Jue-Aware, Beijing Modern Dance Company, Cina

Un delicatissimo passo a due fra madre e figlia che in scena interpretano il loro rapporto di parentela con una danza fortemente comunicativa, elegante, morbida. Sono tipici delle danze tradizionali cinesi i passi di molte scene dello spettacolo: elemento che, insieme ad altre scelte registiche, ha reso difficoltoso entrare in contatto con lo spettacolo a causa dell’immensa distanza culturale tra pubblico e performer.  Estremamente leggibili, invece, la passione delle due danzatrici, il coinvolgimento emotivo presente fra loro, tangibile ma mai esplicito, la bellezza dei loro corpi, la forza espressiva della loro danza.

La Nona, Compagnia Zappalà Danza, Italia

Un’immensa mano di Fatima gialla, due americane disposte a croce, svariati candelabri a sette braccia, due pianoforti, vari cubi neri sparsi per il palcoscenico: così inizia il fastoso spettacolo di Roberto Zappalà. I due formidabili pianisti, Luca Ballerini e Stefania Cafaro, suonano dal vivo la Sinfonia Numero 9 di L.V. Beethoven mentre i danzatori creano una composizione coreografica che dal singolo genera il gruppo, arrivando all’ensemble finale esplosivo, vitale, energico (ma interminabile!): uno spettacolo alla corte di Luigi XIV.

Protogonos, Dueditre, Italia

Il tema dello spettacolo risulta poco chiaro fin dal foglio di sala e in scena si risolve in una proiezione video in cui lampeggiano immagini di opere d’arte e film famosi. Coraggiose alcune scelte registiche delle tre giovani performer/coreografe, ad esempio quella di eseguire i primi quindici minuti al buio per poi proseguire con momenti di nudo integrale passando attraverso un nascono sotto un telo nero e una danza con delle spade laser. Un debutto un poco ambizioso, ma ci si può lavorare.

Lorca Sono Tutti, Fondazione Nazionale della Danza-Milanoltre, Italia

Dopo l’anteprima di aprile al Ponchielli di Cremona, ecco il debutto di Lorca Sono Tutti di Diego Tortelli, che si aggiudica il premio di migliore danza italiana del festival. Impeccabili i danzatori, supportati dalla musica originale di Francesco Sacco – fondatore del collettivo Cult of Magic –, suggestiva e profonda soprattutto nei due interventi di chitarra dal vivo. Notevoli anche la scenografia e la regia video: lo spettacolo sfiora la perfezione, manca solo il coraggio di eliminare quei momenti esteticamente sovrabbondanti a favore di una più intima elaborazione del tema.

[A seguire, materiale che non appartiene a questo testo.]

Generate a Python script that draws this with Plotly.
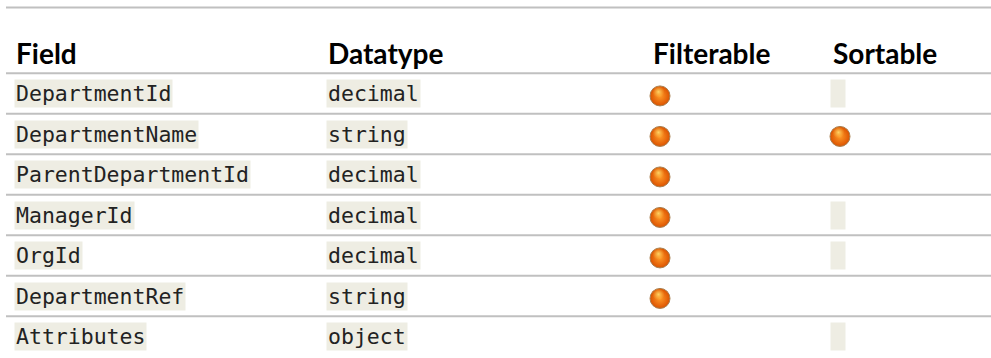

Duo Goldberg, Adriana Borriello, Italia

In scena coreografa e pianista: immagine interessante di due donne sulla cinquantina, entrambe molto affascinanti e biondo platino. Forte l’intesa fra loro, molto intima l’esecuzione di Bach, sia sul pianoforte deliziosamente suonato da Gilda Buttà che nella danza della Borriello: il clima in scena estremamente leggero aiuta a entrare in contatto con un racconto molto personale, fatto di passi di danza, note e sguardi, senza l’aiuto di scenografia, luci di scena o costumi. Luce bianca di servizio, palcoscenico nero, due corpi: “la verità della danza”.